▶ **DATASET EXTRACT**
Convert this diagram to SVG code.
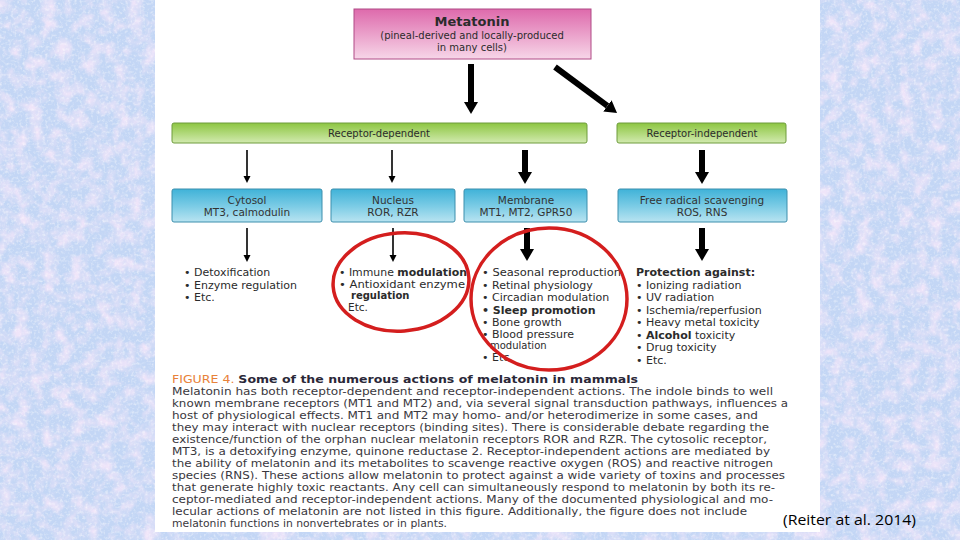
<svg xmlns="http://www.w3.org/2000/svg" width="960" height="540" viewBox="0 0 960 540">
<defs>
<filter id="tex" x="0" y="0" width="100%" height="100%">
<feTurbulence type="fractalNoise" baseFrequency="0.07" numOctaves="3" seed="4"/>
<feColorMatrix type="matrix" values="0 0 0 0 0.86  0 0 0 0 0.78  0 0 0 0 0.95  2.4 0 0 0 -0.95"/>
</filter>
<filter id="tex2" x="0" y="0" width="100%" height="100%">
<feTurbulence type="fractalNoise" baseFrequency="0.35" numOctaves="2" seed="9"/>
<feColorMatrix type="matrix" values="0 0 0 0 1  0 0 0 0 1  0 0 0 0 1  0 2.4 0 0 -1.15"/>
</filter>
<linearGradient id="pink" x1="0" y1="0" x2="0" y2="1">
<stop offset="0" stop-color="#de6aac"/>
<stop offset="1" stop-color="#f7d6e8"/>
</linearGradient>
<linearGradient id="green" x1="0" y1="0" x2="0" y2="1">
<stop offset="0" stop-color="#8dc641"/>
<stop offset="1" stop-color="#d2eab0"/>
</linearGradient>
<linearGradient id="blue" x1="0" y1="0" x2="0" y2="1">
<stop offset="0" stop-color="#3fb2d8"/>
<stop offset="0.55" stop-color="#7fcde6"/>
<stop offset="1" stop-color="#b9e4f1"/>
</linearGradient>
<marker id="thick" markerUnits="userSpaceOnUse" markerWidth="14" markerHeight="14" refX="0" refY="7" orient="auto">
<path d="M0,0 L12,7 L0,14 z" fill="#000"/>
</marker>
<marker id="thin" markerUnits="userSpaceOnUse" markerWidth="8" markerHeight="8" refX="0" refY="4" orient="auto">
<path d="M0,0.5 L7,4 L0,7.5 z" fill="#000"/>
</marker>
<style>
.txt{font-family:"DejaVu Sans",Verdana,sans-serif;fill:#2b2b2b}
.box{font-size:10.5px;text-anchor:middle;fill:#333}
.li{font-size:11px}
.nl{font-size:10.5px}
.sm{font-size:10px}
.b{font-weight:bold}
.cap{font-family:"DejaVu Sans",Verdana,sans-serif;font-size:10.8px;fill:#3a3840}
.thk{stroke:#000;stroke-width:6;fill:none}
.thn{stroke:#000;stroke-width:1.6;fill:none}
.ring{fill:none;stroke:#d41e1e;stroke-width:3.5}
</style>
</defs>

<g id="background">
<rect x="0" y="0" width="960" height="540" fill="#c3d6f5"/>
<rect x="0" y="0" width="960" height="540" filter="url(#tex)"/>
<rect x="0" y="0" width="960" height="540" filter="url(#tex2)" opacity="0.5"/>
<rect x="155" y="0" width="665" height="532" fill="#ffffff"/>
</g>

<g id="connectors">
<line class="thk" x1="471" y1="64" x2="471" y2="102" marker-end="url(#thick)"/>
<line class="thk" x1="555" y1="67" x2="607.4" y2="105.8" marker-end="url(#thick)"/>
<line class="thn" x1="247" y1="150" x2="247" y2="176" marker-end="url(#thin)"/>
<line class="thn" x1="392" y1="150" x2="392" y2="176" marker-end="url(#thin)"/>
<line class="thk" x1="525" y1="150" x2="525" y2="172" marker-end="url(#thick)"/>
<line class="thk" x1="702" y1="150" x2="702" y2="172" marker-end="url(#thick)"/>
<line class="thn" x1="247" y1="228" x2="247" y2="255" marker-end="url(#thin)"/>
<line class="thn" x1="393" y1="228" x2="393" y2="255" marker-end="url(#thin)"/>
<line class="thk" x1="527" y1="228" x2="527" y2="249" marker-end="url(#thick)"/>
<line class="thk" x1="702" y1="228" x2="702" y2="249" marker-end="url(#thick)"/>
</g>

<g id="metatonin">
<rect x="354" y="9" width="237" height="50" fill="url(#pink)" stroke="#b04a86" stroke-width="1"/>
<text class="txt b" x="472" y="26" font-size="13" text-anchor="middle">Metatonin</text>
<text class="txt" x="472" y="39" font-size="10" text-anchor="middle">(pineal-derived and locally-produced</text>
<text class="txt" x="472" y="51" font-size="10" text-anchor="middle">in many cells)</text>
</g>

<g id="receptor-dependent">
<rect x="172" y="123" width="415" height="20" rx="2" fill="url(#green)" stroke="#6e9c3c" stroke-width="1"/>
<text class="txt" x="379" y="137" font-size="10" text-anchor="middle">Receptor-dependent</text>
</g>
<g id="receptor-independent">
<rect x="617" y="123" width="169" height="20" rx="2" fill="url(#green)" stroke="#6e9c3c" stroke-width="1"/>
<text class="txt" x="702" y="137" font-size="10" text-anchor="middle">Receptor-independent</text>
</g>

<g id="cytosol">
<rect x="172" y="189" width="150" height="33" rx="2" fill="url(#blue)" stroke="#3d8fad" stroke-width="1"/>
<text class="txt box" x="247" y="204">Cytosol</text>
<text class="txt box" x="247" y="216">MT3, calmodulin</text>
</g>
<g id="nucleus">
<rect x="331" y="189" width="124" height="33" rx="2" fill="url(#blue)" stroke="#3d8fad" stroke-width="1"/>
<text class="txt box" x="393" y="204">Nucleus</text>
<text class="txt box" x="393" y="216">ROR, RZR</text>
</g>
<g id="membrane">
<rect x="464" y="189" width="123" height="33" rx="2" fill="url(#blue)" stroke="#3d8fad" stroke-width="1"/>
<text class="txt box" x="526" y="204">Membrane</text>
<text class="txt box" x="526" y="216">MT1, MT2, GPR50</text>
</g>
<g id="free-radical">
<rect x="618" y="189" width="169" height="33" rx="2" fill="url(#blue)" stroke="#3d8fad" stroke-width="1"/>
<text class="txt box" x="702" y="204">Free radical scavenging</text>
<text class="txt box" x="702" y="216">ROS, RNS</text>
</g>

<g id="cytosol-actions" class="txt li">
<text x="184" y="276">• Detoxification</text>
<text x="184" y="289">• Enzyme regulation</text>
<text x="184" y="301">• Etc.</text>
</g>
<g id="nucleus-actions" class="txt nl">
<text x="339" y="276" textLength="128" lengthAdjust="spacingAndGlyphs">• Immune <tspan class="b">modulation</tspan></text>
<text x="339" y="288" textLength="126" lengthAdjust="spacingAndGlyphs">• Antioxidant enzyme</text>
<text x="351" y="298.5" class="b sm">regulation</text>
<text x="348" y="311">Etc.</text>
</g>
<g id="membrane-actions" class="txt li">
<text x="482" y="276" textLength="139" lengthAdjust="spacingAndGlyphs">• Seasonal reproduction</text>
<text x="482" y="289">• Retinal physiology</text>
<text x="482" y="301">• Circadian modulation</text>
<text x="482" y="314" class="b">• Sleep promotion</text>
<text x="482" y="326">• Bone growth</text>
<text x="482" y="337.5">• Blood pressure</text>
<text x="490" y="349" class="sm">modulation</text>
<text x="482" y="361">• Etc.</text>
</g>
<g id="free-radical-actions" class="txt li">
<text x="636" y="276" class="b">Protection against:</text>
<text x="636" y="289">• Ionizing radiation</text>
<text x="636" y="301">• UV radiation</text>
<text x="636" y="314">• Ischemia/reperfusion</text>
<text x="636" y="326">• Heavy metal toxicity</text>
<text x="636" y="339">• <tspan class="b">Alcohol</tspan> toxicity</text>
<text x="636" y="351">• Drug toxicity</text>
<text x="636" y="364">• Etc.</text>
</g>

<g id="highlights">
<ellipse class="ring" cx="401" cy="282" rx="68" ry="49" transform="rotate(-4 401 282)"/>
<ellipse class="ring" cx="549" cy="299" rx="78" ry="71"/>
</g>

<g id="caption">
<text class="cap" x="172" y="383" font-size="12.5" textLength="466" lengthAdjust="spacingAndGlyphs"><tspan fill="#e8823a">FIGURE 4.</tspan> <tspan font-weight="bold" fill="#2a2838">Some of the numerous actions of melatonin in mammals</tspan></text>
<text class="cap" x="172" y="395" textLength="601" lengthAdjust="spacingAndGlyphs">Melatonin has both receptor-dependent and receptor-independent actions. The indole binds to well</text>
<text class="cap" x="172" y="407" textLength="616" lengthAdjust="spacingAndGlyphs">known membrane receptors (MT1 and MT2) and, via several signal transduction pathways, influences a</text>
<text class="cap" x="172" y="419" textLength="586" lengthAdjust="spacingAndGlyphs">host of physiological effects. MT1 and MT2 may homo- and/or heterodimerize in some cases, and</text>
<text class="cap" x="172" y="431" textLength="597" lengthAdjust="spacingAndGlyphs">they may interact with nuclear receptors (binding sites). There is considerable debate regarding the</text>
<text class="cap" x="172" y="443" textLength="595" lengthAdjust="spacingAndGlyphs">existence/function of the orphan nuclear melatonin receptors ROR and RZR. The cytosolic receptor,</text>
<text class="cap" x="172" y="455" textLength="598" lengthAdjust="spacingAndGlyphs">MT3, is a detoxifying enzyme, quinone reductase 2. Receptor-independent actions are mediated by</text>
<text class="cap" x="172" y="467" textLength="601" lengthAdjust="spacingAndGlyphs">the ability of melatonin and its metabolites to scavenge reactive oxygen (ROS) and reactive nitrogen</text>
<text class="cap" x="172" y="479" textLength="613" lengthAdjust="spacingAndGlyphs">species (RNS). These actions allow melatonin to protect against a wide variety of toxins and processes</text>
<text class="cap" x="172" y="491" textLength="603" lengthAdjust="spacingAndGlyphs">that generate highly toxic reactants. Any cell can simultaneously respond to melatonin by both its re-</text>
<text class="cap" x="172" y="503" textLength="601" lengthAdjust="spacingAndGlyphs">ceptor-mediated and receptor-independent actions. Many of the documented physiological and mo-</text>
<text class="cap" x="172" y="515" textLength="575" lengthAdjust="spacingAndGlyphs">lecular actions of melatonin are not listed in this figure. Additionally, the figure does not include</text>
<text class="cap" x="172" y="527" textLength="275" lengthAdjust="spacingAndGlyphs">melatonin functions in nonvertebrates or in plants.</text>
</g>

<g id="citation">
<text x="783" y="525" font-family="'Open Sans','Liberation Sans',sans-serif" font-size="15" fill="#000" textLength="133" lengthAdjust="spacingAndGlyphs">(Reiter at al. 2014)</text>
</g>
</svg>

▶ **THE EXERCISE**
Search the lines for "this". Copy each line that has it.

▶ **SOLUTION**
Convert this diagram to SVG code.
<text class="cap" x="172" y="515" textLength="575" lengthAdjust="spacingAndGlyphs">lecular actions of melatonin are not listed in this figure. Additionally, the figure does not include</text>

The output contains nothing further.